The Jewish world is wide and beautiful. It encompasses a variety of people with many skin colors, cultures, and customs. We are all richer when we recognize our cousins for what they are: mishpacha [family.]

 

Women Rabbis Making History

Image: Photo of Rabbi Regina Jonas believed to have been taken after 1939. (Jewish Women’s Archive)

Tonight was the event I most looked forward to at the CCAR Convention: the Women’s Rabbinic Network gathered for our annual dinner.

One of the most moving aspects of the dinner is roll call. The president calls us by ordination years, beginning with the soon-to-be ordained rabbis: “Class of 2017!” A few of them were with us, and we clapped and cheered for them. Then the newest rabbis: “Class of 2016!” When she got to “Class of 2008!” I stood up with my classmates and enjoyed the warmth. As the years count down, we get to the pioneers, women who carved the way for the rest of us, right down to “Class of 1972!”

At that, one woman stands up. Her name is Rabbi Sally Priesand. We go crazy, standing and cheering for her, because she is the trailblazer for the rest of us, ordained on June 3, 1972. Since that day, the Reform Movement in the United States has ordained over 700 women as rabbis. We serve as congregational rabbis, as military chaplains, as academics, and as counselors. There are major scholars among our ranks, and teachers like myself. Two of us have served as presidents of the CCAR, and many women rabbis are on faculty at rabbinical schools worldwide.

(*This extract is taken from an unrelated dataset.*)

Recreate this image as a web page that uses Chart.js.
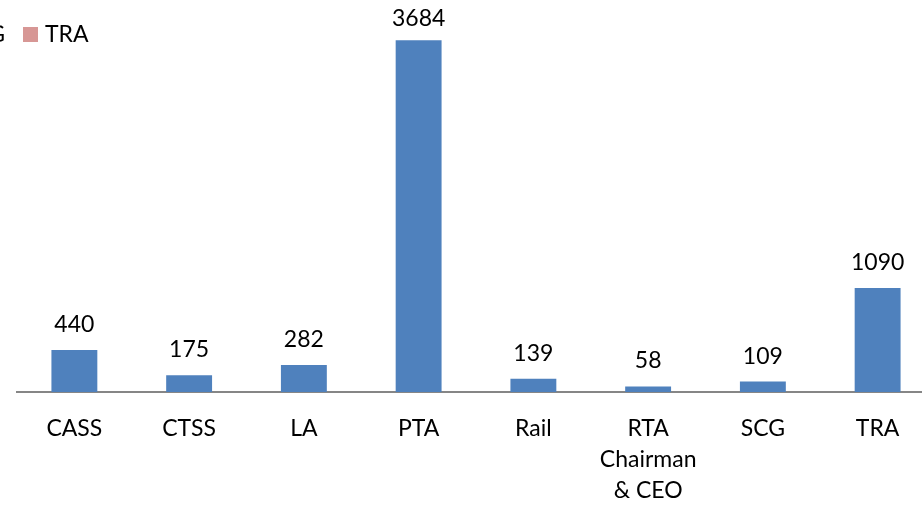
<!DOCTYPE html>
<html>
<head>
<meta charset="utf-8">
<script src="https://cdn.jsdelivr.net/npm/chart.js@4/dist/chart.umd.min.js"></script>
<style>
  html, body { margin: 0; padding: 0; background: #ffffff; overflow: hidden; }
  #wrap { position: relative; width: 940px; height: 506px; }
</style>
</head>
<body>
<div id="wrap"><canvas id="c"></canvas></div>
<script>
const categories = ['CASS', 'CTSS', 'LA', 'PTA', 'Rail', ['RTA', 'Chairman', '& CEO'], 'SCG', 'TRA'];
const values = [440, 175, 282, 3684, 139, 58, 109, 1090];
const legendLabels = ['CASS', 'CTSS', 'LA', 'PTA', 'Rail', 'RTA Chairman & CEO', 'SCG', 'TRA'];
const legendColors = ['#4F81BD', '#C0504D', '#9BBB59', '#8064A2', '#4BACC6', '#F79646', '#2C4D75', '#D79795'];

const FONT = 'Lato, "Open Sans", sans-serif';
const FSIZE = 23;

const dataLabels = {
  id: 'dataLabels',
  afterDatasetsDraw(chart) {
    const ctx = chart.ctx;
    const meta = chart.getDatasetMeta(0);
    ctx.save();
    ctx.font = FSIZE + 'px ' + FONT;
    ctx.fillStyle = '#000000';
    ctx.textAlign = 'center';
    ctx.textBaseline = 'alphabetic';
    meta.data.forEach((bar, i) => {
      const y = Math.max(bar.y - 18, 26);
      ctx.fillText(String(values[i]), bar.x, y);
    });
    ctx.restore();
  }
};

const cutLegend = {
  id: 'cutLegend',
  afterDraw(chart) {
    const ctx = chart.ctx;
    ctx.save();
    ctx.font = FSIZE + 'px ' + FONT;
    ctx.textBaseline = 'middle';
    ctx.textAlign = 'left';
    const sw = 15, gapText = 7, gapItem = 18;
    let widths = legendLabels.map(t => sw + gapText + ctx.measureText(t).width + gapItem);
    let x = 23 - widths.slice(0, -1).reduce((a, b) => a + b, 0);
    legendLabels.forEach((t, i) => {
      ctx.fillStyle = legendColors[i];
      ctx.fillRect(x, 27, sw, sw);
      ctx.fillStyle = '#000000';
      ctx.fillText(t, x + sw + gapText, 35);
      x += widths[i];
    });
    ctx.restore();
  }
};

new Chart(document.getElementById('c'), {
  type: 'bar',
  data: {
    labels: categories,
    datasets: [{
      label: 'Series',
      data: values,
      backgroundColor: '#4F81BD',
      borderWidth: 0,
      categoryPercentage: 1.0,
      barPercentage: 0.4
    }]
  },
  options: {
    responsive: true,
    maintainAspectRatio: false,
    animation: false,
    layout: { padding: { left: 17, right: 5, top: 10, bottom: 0 } },
    plugins: { legend: { display: false }, tooltip: { enabled: false } },
    scales: {
      y: { display: false, min: 0, max: 4000 },
      x: {
        grid: { display: false, drawTicks: false },
        border: { display: true, color: '#868686', width: 2 },
        ticks: {
          color: '#000000',
          padding: 21,
          maxRotation: 0,
          autoSkip: false,
          font: { family: FONT, size: FSIZE, lineHeight: 1.35 }
        },
        afterFit(scale) { scale.height = 114; }
      }
    }
  },
  plugins: [dataLabels, cutLegend]
});
</script>
</body>
</html>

For many years, we thought Rabbi Priesand was the first woman ordained as a rabbi. Only after the fall of the Berlin Wall did the world learn of Rabbi Regina Jonas, a German woman who was ordained in Berlin in 1935 by Rabbi Max Dienemann (1875–1939) director of the Conference of Liberal Rabbis. Rabbi Jonas served the Jews of Berlin and elsewhere faithfully until 1942, when she was sent to the concentration camp at Theresienstadt. There she provided pastoral care, teaching, and services for the Jews in the camp, until she and her mother were transferred to Auschwitz on October 12, 1944. They were likely murdered that same day.

Although Rabbi Jonas worked alongside Rabbi Leo Baeck and the psychologist Viktor Frankl at Theresienstadt, neither of them ever mentioned her after the war. Were it not for the records in East Berlin, including her rabbinic thesis, we would never have known about her.

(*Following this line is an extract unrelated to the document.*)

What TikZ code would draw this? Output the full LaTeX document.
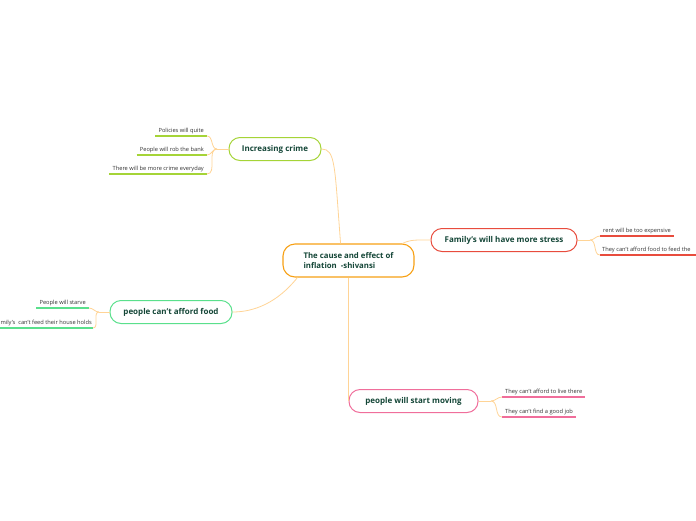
\documentclass[tikz,border=0pt]{standalone}
\usepackage{fontspec}
\setmainfont{Open Sans}
\usetikzlibrary{positioning,calc}
\definecolor{trunk}{RGB}{247,160,20}
\definecolor{twigc}{RGB}{255,212,150}
\definecolor{crimec}{RGB}{165,212,55}
\definecolor{stressc}{RGB}{232,76,61}
\definecolor{foodc}{RGB}{90,224,140}
\definecolor{movec}{RGB}{240,110,155}
\definecolor{inktext}{RGB}{20,70,55}
\definecolor{leaftext}{RGB}{50,50,50}

\begin{document}
\begin{tikzpicture}[x=1pt,y=-1pt,
    root/.style={draw=trunk,line width=1.1pt,fill=white,rounded corners=12pt,
      minimum width=131pt,minimum height=33pt,align=left,
      font=\fontsize{7.8}{10.5}\selectfont\bfseries,text=inktext},
    topic/.style={draw=#1,line width=1pt,fill=white,rounded corners=11pt,
      minimum height=23pt,font=\fontsize{8}{9}\selectfont\bfseries,text=inktext},
    leaf/.style={inner xsep=3pt,inner ysep=1.8pt,
      font=\fontsize{5.7}{6.5}\selectfont,text=leaftext},
    uline/.style={draw=#1,line width=1.1pt},
    twig/.style={draw=twigc,line width=0.8pt}
  ]
    \clip (0,0) rectangle (696,520);
    % main topics
    \node[root] (cause) at (348.5,260.5) {The cause and effect of\\inflation~ -shivansi};
    \node[topic=crimec,minimum width=92pt] (crime) at (275,149) {Increasing crime};
    \node[topic=stressc,minimum width=146pt] (stress) at (504,240) {Family's will have more stress};
    \node[topic=foodc,minimum width=122pt] (food) at (171,312) {people can't afford food};
    \node[topic=movec,minimum width=129pt] (moving) at (413.5,401) {people will start moving};
    \draw[twig] (crime.east) .. controls +(14,0) and +(-6,-78) .. ($(cause.north west)!0.44!(cause.north east)$);
    \draw[twig] ($(cause.north east)+(-12,0)$) .. controls +(8,-4) and +(-14,0) .. (stress.west);
    \draw[twig] ($(cause.south west)+(15,0)$) .. controls +(-20,25) and +(22,0) .. (food.east);
    \draw[twig] (cause.south) -- (moving.west);
    % crime leaves
    \node[leaf,anchor=south east] (police) at (207,136) {Policies will quite};
    \node[leaf,anchor=south east] (bank) at (207,155) {People will rob the bank};
    \node[leaf,anchor=south east] (everyday) at (207,174) {There will be more crime everyday};
    \coordinate (jcrime) at (217,149);
    \draw[twig] (crime.west) -- (jcrime);
    \foreach \l in {police,bank,everyday} {
      \draw[uline=crimec] (\l.south west) -- (\l.south east);
      \draw[twig] (jcrime) to[out=180,in=0] (\l.south east);
    }
    % stress leaves
    \node[leaf,anchor=south west] (rent) at (600,236) {rent will be too expensive};
    \node[leaf,anchor=south west,inner xsep=2pt] (feed) at (600,255) {They can't afford food to feed the};
    \coordinate (jstress) at (590,240);
    \draw[twig] (stress.east) -- (jstress);
    \draw[uline=stressc] (rent.south west) -- (rent.south east);
    \draw[uline=stressc] (feed.south west) -- (feed.south east -| 696,0);
    \foreach \l in {rent,feed}
      \draw[twig] (jstress) to[out=0,in=180] (\l.south west);
    % food leaves
    \node[leaf,anchor=south east] (starve) at (89,308) {People will starve};
    \node[leaf,anchor=south east,inner xsep=1pt] (holds) at (93,328) {mily's~ can't feed their house holds};
    \coordinate (jfood) at (99,312);
    \draw[twig] (food.west) -- (jfood);
    \draw[uline=foodc] (starve.south west) -- (starve.south east);
    \draw[uline=foodc] (holds.south east -| 0,0) -- (holds.south east);
    \foreach \l in {starve,holds}
      \draw[twig] (jfood) to[out=180,in=0] (\l.south east);
    % moving leaves
    \node[leaf,anchor=south west] (live) at (502,397) {They can't afford to live there};
    \node[leaf,anchor=south west] (job) at (502,417) {They can't find a good job};
    \coordinate (jmove) at (491,401);
    \draw[twig] (moving.east) -- (jmove);
    \foreach \l in {live,job} {
      \draw[uline=movec] (\l.south west) -- (\l.south east);
      \draw[twig] (jmove) to[out=0,in=180] (\l.south west);
    }
  \end{tikzpicture}
\end{document}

If you are interested in learning more about women in the rabbinate, there’s a wonderful new book out that explores the topic. It won a National Jewish Book Award this year: The Sacred Calling: Four Decades of Women in the Rabbinate. I recommend it highly.

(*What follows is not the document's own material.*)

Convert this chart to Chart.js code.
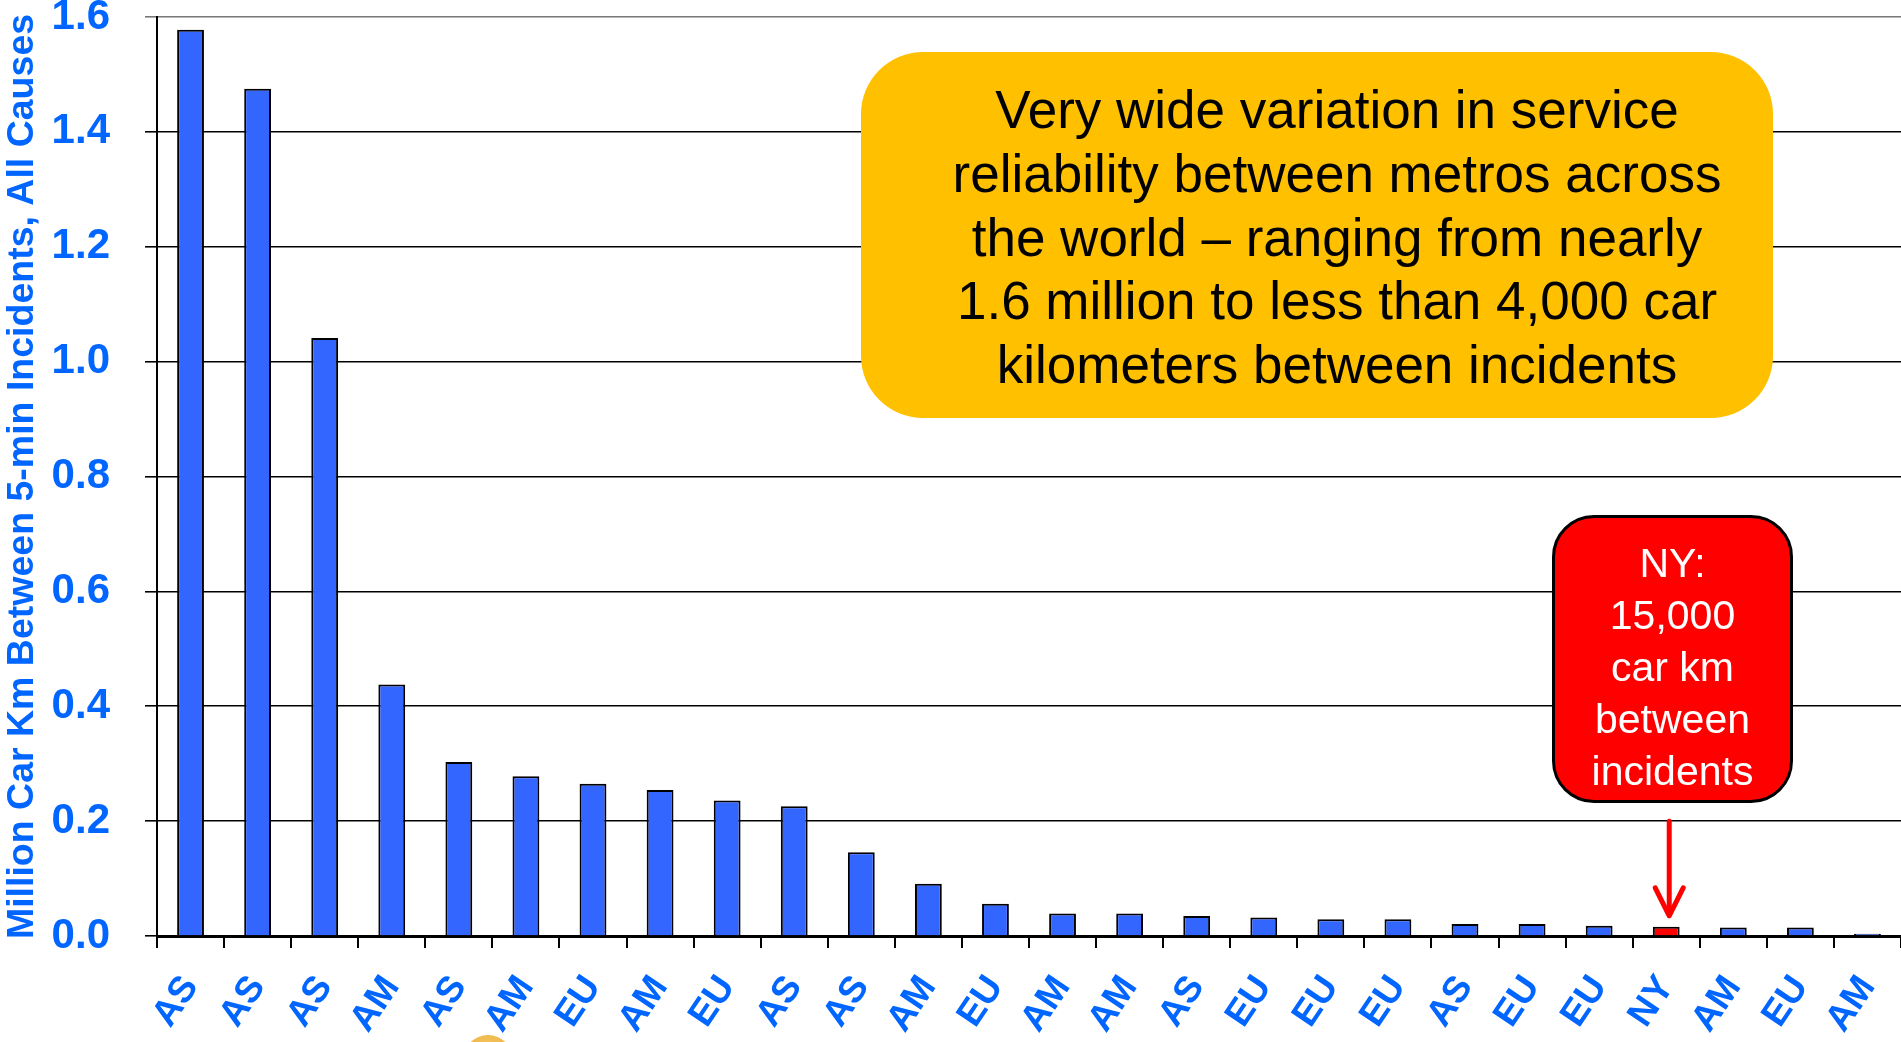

There are now many women rabbis in America and around the world. For synagogue-going Reform, Reconstructionist, Conservative and Renewal Jews we are no longer a curiosity. Even in the Orthodox world, where change happens very slowly, there are now women with rabbinic educations, doing rabbinic work under various titles. When I looked around that room tonight, I felt honored to be a member of this group of women who have dedicated their lives to Torah and the care of the Jewish People. I felt honored to be part of history.